31 Ekim 2012 Çarşamba

huzursuz ruh

bazen, kendi icinize girip gozden kaybolursunuz..
kapısız bir katedralin önunde duran biçare bir dindar gibi, yeniden dışarı çıkmak için dolanıp durur bedenınız ruhunuzun etrafında.. durumunuz korkunçtur, ayna karşınızdadır, işte saçlarınız, işte dudaklarınız, gözleriniz, gulumseyişiniz, bakışınız hepsi aynen duruyordur ama butun bunlar, sizi eski siz yapmaya yetmez.

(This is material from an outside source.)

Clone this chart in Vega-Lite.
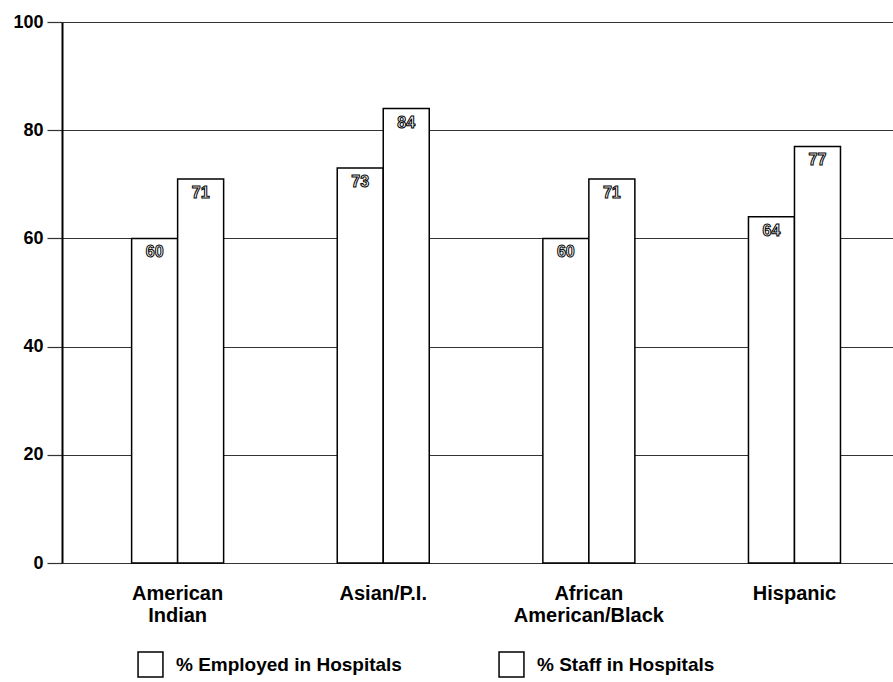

tanrıların lanetine ugramış bir matematıkçi gibi bütün rakamları alt alta yazıp toplarsınız, sonuç yanlıştır. birisi rakamların değerlerini, size haber vermeden değiştirmiştir, gittikçe daha çok çıldırarak yanlış rakamlarla doğru bir sonuç bulabilmek için boğuşursunuz.
öyleyim.. aynen bu tasvirdeki gibi..
göz alabildiğine uzanan şehirde tek bir ışık bile yanmıyor. şehir dev bir kaplumbağa gibi başını içine çekip kabuğunun karanlığına kapanmış.
ellerim üşüyor,
hayatın, beni bırakıp gideceğini, ona yetişemeyeceğimi düşünüyorum.
hep aynı güçle özlüyorum.
özlemeyi hep iyi bildim...
kavuşmakta ise hep acemiyim. bu beceriksizliği kutsal bir emanet gibi taşıyorum..

bu korkunç karanlık shakespeare'in mezarcısı gibi kazıp bulduklarını bana gösteriyor.. neler çıkıyor oradan neler, beni kasıp kavurmuş nice acı, üstü kapanmış nice öfke, unuttuğum nice ihanet..
soğuk..
ellerim üşüyor..
soğuk zamanı yırtıyor, ama sadece soğuktan değil üşümem..
ne tanrı'yı ne şeytanı memnun edebiliyorum.. bedenimde kaybolmuş ruhum katedrale kapı inşa etmeye ugraşıyor.